2. Are you open to being influenced? Be sure as you hold conversations with management that your goal is dialogue, not monologue. After you share your full view, be prepared for them to have a different view. Your job is to put all of your “meaning” in the shared pool, then to invite them to do the same. They may have other facts, other conclusions, and other values. For example, your teammate may be making an extraordinary contribution that they see as offsetting the irritations you experience—different values. They may see the same behavior but judge it differently—different conclusions. Or they may see a very different behavior and performance than you do—different facts. You seem to have a pretty airtight case, but if you approach them as though you possess all truth, you’re less likely to get to dialogue. And the goal of dialogue is not just to change them but to change you too!

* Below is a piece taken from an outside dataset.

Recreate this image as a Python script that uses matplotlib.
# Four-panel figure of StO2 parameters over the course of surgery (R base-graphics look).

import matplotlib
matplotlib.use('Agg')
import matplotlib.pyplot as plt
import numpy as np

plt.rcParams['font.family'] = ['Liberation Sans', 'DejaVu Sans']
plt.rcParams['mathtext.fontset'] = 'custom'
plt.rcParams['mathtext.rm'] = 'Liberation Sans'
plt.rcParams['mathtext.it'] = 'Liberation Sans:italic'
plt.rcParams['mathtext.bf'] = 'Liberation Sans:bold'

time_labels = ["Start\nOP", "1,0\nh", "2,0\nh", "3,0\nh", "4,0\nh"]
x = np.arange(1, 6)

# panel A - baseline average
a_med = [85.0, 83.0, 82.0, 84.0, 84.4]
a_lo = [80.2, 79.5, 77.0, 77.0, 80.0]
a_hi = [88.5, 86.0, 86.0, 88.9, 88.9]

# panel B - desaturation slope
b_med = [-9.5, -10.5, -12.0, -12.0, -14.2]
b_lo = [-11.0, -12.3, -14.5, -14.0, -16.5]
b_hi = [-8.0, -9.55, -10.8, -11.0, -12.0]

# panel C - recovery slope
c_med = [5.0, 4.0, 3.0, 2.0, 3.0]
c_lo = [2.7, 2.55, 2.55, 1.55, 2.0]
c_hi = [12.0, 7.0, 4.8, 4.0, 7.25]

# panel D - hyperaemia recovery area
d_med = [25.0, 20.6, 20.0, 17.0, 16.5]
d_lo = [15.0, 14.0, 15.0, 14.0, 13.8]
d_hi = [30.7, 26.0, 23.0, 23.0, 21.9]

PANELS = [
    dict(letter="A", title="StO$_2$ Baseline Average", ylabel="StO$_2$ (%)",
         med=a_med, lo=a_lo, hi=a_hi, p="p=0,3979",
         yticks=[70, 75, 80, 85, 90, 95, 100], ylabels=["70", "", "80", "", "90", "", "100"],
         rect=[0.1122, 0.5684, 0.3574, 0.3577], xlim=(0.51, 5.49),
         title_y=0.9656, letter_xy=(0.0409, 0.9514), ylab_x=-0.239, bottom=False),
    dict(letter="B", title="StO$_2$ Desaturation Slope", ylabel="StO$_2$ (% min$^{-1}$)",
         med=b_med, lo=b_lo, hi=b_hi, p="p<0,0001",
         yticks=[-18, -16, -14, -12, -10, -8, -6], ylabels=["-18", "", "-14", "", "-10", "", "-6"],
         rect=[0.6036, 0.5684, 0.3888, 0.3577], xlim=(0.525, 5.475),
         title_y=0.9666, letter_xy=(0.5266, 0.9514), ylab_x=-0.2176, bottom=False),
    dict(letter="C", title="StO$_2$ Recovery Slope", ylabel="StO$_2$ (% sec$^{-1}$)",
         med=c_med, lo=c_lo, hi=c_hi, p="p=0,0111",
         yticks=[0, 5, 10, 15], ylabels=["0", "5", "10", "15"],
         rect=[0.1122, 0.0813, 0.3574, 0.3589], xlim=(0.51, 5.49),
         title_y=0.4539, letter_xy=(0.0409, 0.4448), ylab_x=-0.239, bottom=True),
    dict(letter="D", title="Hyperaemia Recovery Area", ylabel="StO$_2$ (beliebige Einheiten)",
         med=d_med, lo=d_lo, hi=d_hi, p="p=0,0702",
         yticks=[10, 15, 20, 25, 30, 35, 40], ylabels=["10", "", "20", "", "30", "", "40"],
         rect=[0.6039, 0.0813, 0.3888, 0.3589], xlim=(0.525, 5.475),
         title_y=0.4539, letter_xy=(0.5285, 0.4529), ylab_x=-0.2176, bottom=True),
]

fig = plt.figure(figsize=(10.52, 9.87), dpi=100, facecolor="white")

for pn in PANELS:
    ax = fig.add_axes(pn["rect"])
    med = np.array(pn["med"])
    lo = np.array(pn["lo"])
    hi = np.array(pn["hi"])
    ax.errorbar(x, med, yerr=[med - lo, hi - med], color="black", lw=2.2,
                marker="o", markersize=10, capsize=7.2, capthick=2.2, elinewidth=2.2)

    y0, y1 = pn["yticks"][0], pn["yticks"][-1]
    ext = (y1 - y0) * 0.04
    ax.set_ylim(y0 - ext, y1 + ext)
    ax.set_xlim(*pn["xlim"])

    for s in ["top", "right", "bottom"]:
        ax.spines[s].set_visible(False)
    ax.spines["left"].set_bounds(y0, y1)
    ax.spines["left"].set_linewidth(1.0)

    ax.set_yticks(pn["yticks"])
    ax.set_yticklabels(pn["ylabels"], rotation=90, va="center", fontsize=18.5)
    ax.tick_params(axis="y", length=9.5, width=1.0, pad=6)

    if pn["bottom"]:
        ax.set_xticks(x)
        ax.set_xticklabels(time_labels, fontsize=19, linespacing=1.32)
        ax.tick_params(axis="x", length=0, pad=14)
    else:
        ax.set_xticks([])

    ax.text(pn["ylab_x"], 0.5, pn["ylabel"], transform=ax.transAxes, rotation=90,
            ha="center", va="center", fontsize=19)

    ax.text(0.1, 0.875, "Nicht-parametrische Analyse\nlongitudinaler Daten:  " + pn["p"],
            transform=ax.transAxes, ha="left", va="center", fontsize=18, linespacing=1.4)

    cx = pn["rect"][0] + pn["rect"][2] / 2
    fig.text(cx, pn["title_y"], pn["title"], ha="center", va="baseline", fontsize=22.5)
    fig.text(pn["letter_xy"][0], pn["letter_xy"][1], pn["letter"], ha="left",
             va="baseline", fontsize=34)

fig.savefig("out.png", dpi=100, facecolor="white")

Coping. If you’ve done all you are willing to do to influence appropriate accountability, you have two options: coping and codependence.

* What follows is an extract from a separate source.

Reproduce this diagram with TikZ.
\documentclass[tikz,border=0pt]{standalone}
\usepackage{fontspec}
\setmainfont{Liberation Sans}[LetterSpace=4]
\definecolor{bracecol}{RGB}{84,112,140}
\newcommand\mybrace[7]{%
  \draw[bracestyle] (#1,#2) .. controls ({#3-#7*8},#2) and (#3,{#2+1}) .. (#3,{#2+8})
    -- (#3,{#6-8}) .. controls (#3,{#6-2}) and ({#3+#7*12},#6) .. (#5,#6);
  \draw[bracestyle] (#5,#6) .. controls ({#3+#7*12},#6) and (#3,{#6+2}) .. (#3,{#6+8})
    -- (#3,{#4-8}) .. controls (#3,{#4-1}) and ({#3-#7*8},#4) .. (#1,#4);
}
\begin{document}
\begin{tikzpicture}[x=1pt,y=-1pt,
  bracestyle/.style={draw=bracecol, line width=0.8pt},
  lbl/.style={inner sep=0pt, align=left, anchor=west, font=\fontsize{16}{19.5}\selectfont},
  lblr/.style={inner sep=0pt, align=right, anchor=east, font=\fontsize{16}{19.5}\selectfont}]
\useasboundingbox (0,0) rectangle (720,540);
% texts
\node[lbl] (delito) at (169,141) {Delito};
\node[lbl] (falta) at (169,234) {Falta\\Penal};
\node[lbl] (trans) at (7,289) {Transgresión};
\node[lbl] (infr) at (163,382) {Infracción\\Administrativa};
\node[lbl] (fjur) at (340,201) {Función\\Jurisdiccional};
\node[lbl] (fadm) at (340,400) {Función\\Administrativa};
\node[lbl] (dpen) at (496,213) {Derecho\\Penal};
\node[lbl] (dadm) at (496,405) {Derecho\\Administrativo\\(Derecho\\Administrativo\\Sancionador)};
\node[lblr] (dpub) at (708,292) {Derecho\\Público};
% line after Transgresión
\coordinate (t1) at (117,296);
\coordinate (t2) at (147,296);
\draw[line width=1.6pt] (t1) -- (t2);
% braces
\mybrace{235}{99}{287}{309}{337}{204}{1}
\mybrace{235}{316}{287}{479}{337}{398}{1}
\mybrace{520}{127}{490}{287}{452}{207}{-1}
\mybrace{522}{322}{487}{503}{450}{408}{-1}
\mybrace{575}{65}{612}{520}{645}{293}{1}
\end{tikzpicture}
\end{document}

I’ll define the coping option as the healthy one. It requires integrity, acceptance, compassion, and boundaries. Codependence, on the other hand, is the absence of integrity, acceptance, compassion, and boundaries. You know you’re codependent if this colleague triggers feelings of resentment, powerlessness, and blame.

Integrity. First of all, healthy coping means you are being honest with yourself. You have done all you feel is appropriate to influence the situation. You know you aren’t being honest with yourself if you chronically blame others for your emotions and circumstances. Often my own irritation is more a function of my failure to speak up, than others’ failure to change.

Acceptance. Next, get out of denial about the reality you are in. Accept that you have bosses that are imperfect. Accept that you have a colleague who appears insecure. Accept that—at least at present—there is nothing more you can do to influence it for the better. Other opportunities to influence change may present themselves. But at present, you’ve done all you can or should do. So focus on what you can influence to create a positive work environment for yourself. What turns irritation into misery is an unwillingness to accept reality.

Compassion. Irritation becomes loathing when we hold a distorted view of those around us. When others create problems, we try to protect ourselves by putting distance between us and them. The unfortunate effect of this natural reaction is that we cut ourselves off from the broader set of observations that would help us see the other person as a human being rather than as a bundle of weaknesses. You can avoid this by finding ways to suspend your judgments and generate compassion.

Boundaries. Finally, take responsibility for communicating and enforcing your expectations and boundaries with this individual. For example, if this person is unreliable, create boundaries that allow you to control your destiny. You might say, “I will need your input by Monday. If I don’t receive it by 8 a.m., I won’t be including it in my report.” The difference between boundaries and passive-aggression is candor. Passive aggression—which might involve gossip, avoidance, or finger-pointing on your part—is a sign you are not coping in a healthy way, but are caught in a codependent relationship with this person. Healthy coping would mean you candidly explain the boundaries you are setting up to help you do quality work and have good quality of work life—while also remaining open to revising this relationship if you see signals of change.

I sincerely hope something in what I’ve shared is useful to you in getting to a better place.